FSA Director of Enforcement Margaret Cole said:

"We are determined to see much better practice in PPI. This fine and other recent PPI-related enforcement cases show we will crack down where firms fail to treat their customers fairly in this area. It is unacceptable for people to be put at risk of buying unsuitable protection insurance through not being given the right information at the right time. And consumers should also remember that PPI on credit cards and loans is almost always optional and consider whether they need it before signing up."

This fine follows two phases of FSA work looking into PPI and the way it is sold. A third phase is underway and by the end of June 2007, the FSA will have visited over 200 PPI firms in two years. To help consumers make informed decisions, the FSA's consumer website includes questions that people should ask themselves before taking out PPI.

The FSA found that as a result of its inadequate systems and controls:

  • Capital One failed to send a policy document to more than 50,000 PPI customers between January 2005 and April 2006, although they did receive a policy summary;
  • two out of four script options used by its sales associates did not ask the customer for consent explicitly to receive only limited information over the telephone;
  • the scripts did not ensure adequate disclosure in enough cases of policy features and benefits and policy exclusions and limitations;
  • Capital One failed to provide customers who purchased PPI other than by telephone with the policy document prior to the conclusion of the contract; and
  • its compliance monitoring of telephone sales of PPI was not sufficiently effective.

The firm's failure to provide customers with a policy document at the right time meant that affected customers did not have the opportunity to consider all aspects of the PPI policy, and whether it may have met their demands and needs, prior to conclusion of the contract.

By agreeing to settle at an early stage Capital One has qualified for a 30% discount under the FSA's executive settlement procedures – without the discount the fine would have been £250,000. Capital One proactively, and without prompting by the FSA, engaged in a substantial programme, committing itself to remedial action and appropriate redress. Without this, the financial penalty would have been substantially higher.

Notes for editors

  1. The full text of the Final Notice dated 15 February 2007, is available on the FSA website. This includes the background to the case, the relevant statutory provisions and the regulatory requirements contravened and the factors taken into account when settling the level of the fine.

  2. Capital One has been regulated by the FSA since 1 December 2001, but in relation to its insurance mediation activities, only since 14 January 2005. It is an authorised person under the Financial Services and Markets Act with permissions to carry out a range of regulated activities.
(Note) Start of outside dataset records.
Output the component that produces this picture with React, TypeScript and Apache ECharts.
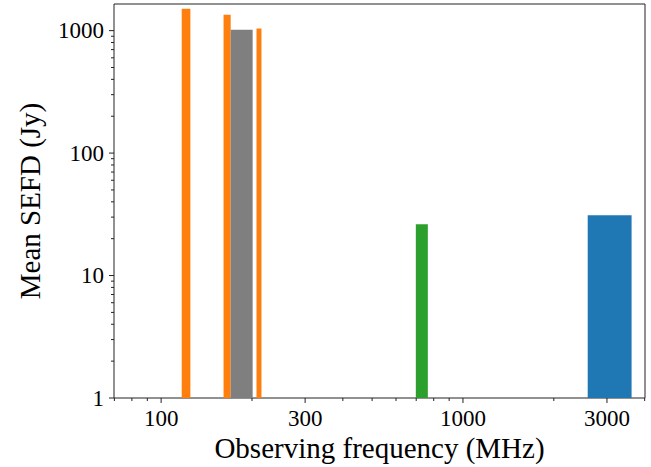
import React, { useEffect, useRef } from "react";
import * as echarts from "echarts";

// Bands: lower/upper frequency edges (MHz) and mean SEFD (Jy)
const orangeLow = [117, 161, 207];
const orangeHigh = [125, 170, 215];
const orangeSefd = [1510, 1350, 1040];

const grayLow = [170];
const grayHigh = [201];
const graySefd = [1015];

const greenLow = [698];
const greenHigh = [765];
const greenSefd = [26.2];

const blueLow = [2590];
const blueHigh = [3620];
const blueSefd = [31];

const xMajorTicks = [100, 300, 1000, 3000];
const xTickLabels = ["100", "300", "1000", "3000"];
const xMinorTicks = [70, 80, 90, 200, 400, 500, 600, 700, 800, 900, 2000, 4000];

const yMajorTicks = [1, 10, 100, 1000];
const yTickLabels = ["1", "10", "100", "1000"];
const yMinorTicks = [2, 3, 4, 5, 6, 7, 8, 9, 20, 30, 40, 50, 60, 70, 80, 90, 200, 300, 400, 500, 600, 700, 800, 900];

const X_MIN = 69.8;
const X_MAX = 4010;
const Y_MIN = 1;
const Y_MAX = 1650;

const FONT = "'Liberation Serif', 'DejaVu Serif', serif";
const AXIS_COLOR = "#222";

function barSeries(lows: number[], highs: number[], vals: number[], color: string) {
  return {
    type: "custom",
    clip: true,
    encode: { x: [0, 1], y: 2 },
    data: lows.map((l, i) => [l, highs[i], vals[i]]),
    renderItem: (_p: any, api: any) => {
      const p0 = api.coord([api.value(0), api.value(2)]);
      const p1 = api.coord([api.value(1), Y_MIN]);
      return {
        type: "rect",
        shape: { x: p0[0], y: p0[1], width: p1[0] - p0[0], height: p1[1] - p0[1] },
        style: { fill: color },
      };
    },
  };
}

export default function App() {
  const ref = useRef<HTMLDivElement>(null);
  useEffect(() => {
    document.body.style.margin = "0";
    const chart = echarts.init(ref.current!, null, { renderer: "svg" });
    const xTickSeries = (ticks: number[], len: number, labels?: string[]) => ({
      type: "custom",
      clip: false,
      z: 10,
      encode: { x: 0, y: 1 },
      data: ticks.map((t) => [t, Y_MIN]),
      renderItem: (p: any, api: any) => {
        const c = api.coord([api.value(0), Y_MIN]);
        const children: any[] = [
          {
            type: "line",
            shape: { x1: c[0], y1: c[1], x2: c[0], y2: c[1] + len },
            style: { stroke: AXIS_COLOR, lineWidth: 1 },
          },
        ];
        if (labels) {
          children.push({
            type: "text",
            style: {
              text: labels[p.dataIndex],
              x: c[0],
              y: c[1] + 9,
              align: "center",
              verticalAlign: "top",
              font: `23px ${FONT}`,
              fill: "#000",
            },
          });
        }
        return { type: "group", children };
      },
    });
    const yTickSeries = (ticks: number[], len: number, labels?: string[]) => ({
      type: "custom",
      clip: false,
      z: 10,
      encode: { x: 0, y: 1 },
      data: ticks.map((t) => [X_MIN, t]),
      renderItem: (p: any, api: any) => {
        const c = api.coord([X_MIN, api.value(1)]);
        const children: any[] = [
          {
            type: "line",
            shape: { x1: c[0] - len, y1: c[1], x2: c[0], y2: c[1] },
            style: { stroke: AXIS_COLOR, lineWidth: 1 },
          },
        ];
        if (labels) {
          children.push({
            type: "text",
            style: {
              text: labels[p.dataIndex],
              x: c[0] - 10,
              y: c[1],
              align: "right",
              verticalAlign: "middle",
              font: `23px ${FONT}`,
              fill: "#000",
            },
          });
        }
        return { type: "group", children };
      },
    });

    chart.setOption({
      animation: false,
      backgroundColor: "#fff",
      grid: {
        left: 114,
        right: 6,
        top: 4,
        bottom: 68,
        show: true,
        borderColor: AXIS_COLOR,
        borderWidth: 1,
        backgroundColor: "transparent",
      },
      xAxis: {
        type: "log",
        logBase: 10,
        min: X_MIN,
        max: X_MAX,
        axisLine: { show: false },
        axisTick: { show: false },
        axisLabel: { show: false },
        splitLine: { show: false },
        minorTick: { show: false },
        name: "Observing frequency (MHz)",
        nameLocation: "middle",
        nameGap: 35,
        nameTextStyle: { fontFamily: FONT, fontSize: 29, color: "#000" },
      },
      yAxis: {
        type: "log",
        logBase: 10,
        min: Y_MIN,
        max: Y_MAX,
        axisLine: { show: false },
        axisTick: { show: false },
        axisLabel: { show: false },
        splitLine: { show: false },
        minorTick: { show: false },
        name: "Mean SEFD (Jy)",
        nameLocation: "middle",
        nameGap: 70,
        nameRotate: 90,
        nameTextStyle: { fontFamily: FONT, fontSize: 29, color: "#000" },
      },
      series: [
        barSeries(blueLow, blueHigh, blueSefd, "#1f77b4"),
        barSeries(orangeLow, orangeHigh, orangeSefd, "#ff7f0e"),
        barSeries(greenLow, greenHigh, greenSefd, "#2ca02c"),
        barSeries(grayLow, grayHigh, graySefd, "#7f7f7f"),
        xTickSeries(xMajorTicks, 5, xTickLabels),
        xTickSeries(xMinorTicks, 3),
        yTickSeries(yMajorTicks, 5, yTickLabels),
        yTickSeries(yMinorTicks, 3),
      ],
    });
    return () => chart.dispose();
  }, []);
  return <div ref={ref} style={{ width: 651, height: 467 }} />;
}
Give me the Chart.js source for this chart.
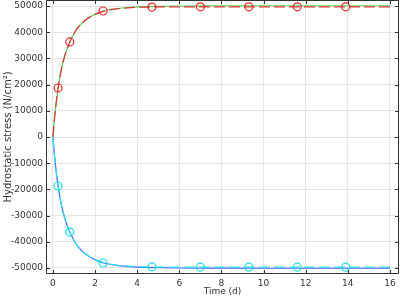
<!DOCTYPE html>
<html>
<head>
<meta charset="utf-8">
<script src="https://cdn.jsdelivr.net/npm/chart.js@4/dist/chart.umd.min.js"></script>
<style>
  html, body { margin: 0; padding: 0; background: #fff; }
  #chart { display: block; }
</style>
</head>
<body>
<canvas id="chart" width="400" height="297"></canvas>
<script>
// time (days) for the curves
const timeDays = [0, 0.05, 0.1, 0.2, 0.3, 0.4, 0.5, 0.6, 0.8, 1.0, 1.2, 1.5, 1.8, 2.1, 2.5, 3.0, 3.5, 4.0, 5.0, 6.0, 8.0, 10.0, 12.0, 14.0, 16.0];

// upper curves (green solid / red dashed)
const upperSolid  = [0, 5000, 9200, 16200, 21500, 25800, 29200, 32000, 36300, 39500, 41900, 44400, 46000, 47200, 48300, 49000, 49400, 49700, 49900, 50000, 50050, 50100, 50100, 50100, 50100];
const upperDashed = [0, 5000, 9200, 16200, 21500, 25800, 29200, 32000, 36300, 39500, 41900, 44400, 46000, 47200, 48200, 48900, 49250, 49500, 49650, 49700, 49700, 49700, 49700, 49700, 49700];

// lower curves (blue solid / cyan dashed)
const lowerSolid  = [0, -5000, -9200, -16200, -21500, -25800, -29200, -32000, -36300, -39500, -41900, -44400, -46000, -47200, -48300, -49000, -49400, -49700, -49900, -50000, -50050, -50100, -50100, -50100, -50100];
const lowerDashed = [0, -5000, -9200, -16200, -21500, -25800, -29200, -32000, -36300, -39500, -41900, -44400, -46000, -47200, -48200, -48900, -49250, -49500, -49650, -49700, -49700, -49700, -49700, -49700, -49700];

// circle markers
const markerDays  = [0.24, 0.8, 2.38, 4.7, 7.0, 9.3, 11.6, 13.9];
const upperMarks  = [18700, 36300, 48100, 49600, 49700, 49700, 49700, 49700];
const lowerMarks  = [-18700, -36300, -48100, -49600, -49700, -49700, -49700, -49700];

const xTicks = [0, 2, 4, 6, 8, 10, 12, 14, 16];
const yTicks = [-50000, -40000, -30000, -20000, -10000, 0, 10000, 20000, 30000, 40000, 50000];

const pts = (xs, ys) => xs.map((x, i) => ({ x: x, y: ys[i] }));

const font = { family: 'DejaVu Sans', size: 9 };
const textColor = '#333';

// box frame + inward ticks like the original plot
const frame = {
  id: 'frame',
  afterDatasetsDraw(chart) {
    const { ctx, chartArea: a, scales } = chart;
    ctx.save();
    ctx.strokeStyle = '#333';
    ctx.lineWidth = 1;
    ctx.beginPath();
    ctx.rect(Math.round(a.left) + 0.5, Math.round(a.top) + 0.5, Math.round(a.right - a.left) - 1, Math.round(a.bottom - a.top) - 1);
    xTicks.forEach(v => {
      const px = Math.round(scales.x.getPixelForValue(v)) + 0.5;
      ctx.moveTo(px, a.bottom); ctx.lineTo(px, a.bottom - 4);
      ctx.moveTo(px, a.top); ctx.lineTo(px, a.top + 4);
    });
    yTicks.forEach(v => {
      const py = Math.round(scales.y.getPixelForValue(v)) + 0.5;
      ctx.moveTo(a.left, py); ctx.lineTo(a.left + 4, py);
      ctx.moveTo(a.right, py); ctx.lineTo(a.right - 4, py);
    });
    ctx.stroke();
    ctx.restore();
  }
};

new Chart(document.getElementById('chart'), {
  type: 'scatter',
  data: {
    datasets: [
      { data: pts(markerDays, upperMarks), showLine: false, pointStyle: 'circle', pointRadius: 4, borderColor: 'rgb(225,40,40)', backgroundColor: 'rgba(0,0,0,0)', pointBorderWidth: 1.2 },
      { data: pts(markerDays, lowerMarks), showLine: false, pointStyle: 'circle', pointRadius: 4, borderColor: 'rgb(30,220,230)', backgroundColor: 'rgba(0,0,0,0)', pointBorderWidth: 1.2 },
      { data: pts(timeDays, lowerDashed), showLine: true, borderColor: 'rgb(40,225,235)', borderDash: [11, 4], borderWidth: 1.2, pointRadius: 0, cubicInterpolationMode: 'monotone' },
      { data: pts(timeDays, lowerSolid), showLine: true, borderColor: 'rgb(70,100,255)', borderWidth: 1.2, pointRadius: 0, cubicInterpolationMode: 'monotone' },
      { data: pts(timeDays, upperDashed), showLine: true, borderColor: 'rgb(225,50,50)', borderDash: [11, 4], borderWidth: 1.2, pointRadius: 0, cubicInterpolationMode: 'monotone' },
      { data: pts(timeDays, upperSolid), showLine: true, borderColor: 'rgb(90,215,90)', borderWidth: 1.2, pointRadius: 0, cubicInterpolationMode: 'monotone' }
    ]
  },
  options: {
    responsive: false,
    animation: false,
    devicePixelRatio: 1,
    layout: { autoPadding: false, padding: { top: 0, right: 1, left: 0, bottom: 0 } },
    plugins: { legend: { display: false }, tooltip: { enabled: false } },
    scales: {
      x: {
        type: 'linear', min: -0.33, max: 16.43,
        afterBuildTicks: s => { s.ticks = xTicks.map(v => ({ value: v })); },
        afterFit: s => { s.height = 23; s.paddingLeft = 0; s.paddingRight = 0; },
        grid: { color: '#e6e6e6', drawTicks: false },
        border: { display: false },
        ticks: { font: font, color: textColor, padding: 4 },
        title: { display: true, text: 'Time (d)', font: font, color: textColor, padding: { top: 0, bottom: 0 } }
      },
      y: {
        type: 'linear', min: -52300, max: 52300,
        afterBuildTicks: s => { s.ticks = yTicks.map(v => ({ value: v })); },
        afterFit: s => { s.width = 46; s.paddingTop = 0; s.paddingBottom = 0; },
        grid: { color: '#e6e6e6', drawTicks: false },
        border: { display: false },
        ticks: { font: font, color: textColor, padding: 3, callback: v => String(v) },
        title: { display: true, text: 'Hydrostatic stress (N/cm²)', font: { family: 'DejaVu Sans', size: 10 }, color: textColor, padding: { top: 2, bottom: 0 } }
      }
    }
  },
  plugins: [frame]
});
</script>
</body>
</html>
  3. Capital One's failings came to light during a thematic visit by the FSA to the firm in 2005 after which it was referred to Enforcement.

  4. Capital One was in breach of the FSA's Principles for Businesses 3 and 6:

    • Principle 3: A firm must take reasonable care to organise and control its affairs responsibly and effectively, with adequate risk management systems.

    • Principle 6: A firm must pay due regard to the interests of its customers and treat them fairly.

  5. Results of the FSA's follow-up thematic work on the sale of PPI published in October 2006 found that some firms selling this insurance were still failing to treat their customers fairly. Findings showed that many firms were still not giving customers clear information during the sales conversation; customers were still not being made fully aware that there may be parts of the policy under which they cannot claim; and where customers are sold single premium policies, this was not always done with the best interests of the customer in mind. More details can be found in FSA Press Notice 03/2007.

  6. The FSA has previously fined four firms over poor PPI selling practices - Regency (PN 88/ 2006), Loans.co.uk (PN 105/2006), Redcats (PN136/2006) and GE Capital Bank (PN/015/2007) and has imposed a public censure on Eastern Western Motor Group (PN 137/2006). Two other cases have recently been concluded where problems relating to PPI also featured - Capital Mortgage Connections (PN 119/2006) and Home and County Mortgages (PN 132/2006). Other PPI enforcement investigations are underway.

  7. The FSA regulates the financial services industry and has four objectives under the Financial Services and Markets Act 2000: maintaining market confidence; promoting public understanding of the financial system; securing the appropriate degree of protection for consumers; and fighting financial crime.

  8. The FSA aims to promote efficient, orderly and fair markets, help retail consumers achieve a fair deal and improve its business capability and effectiveness.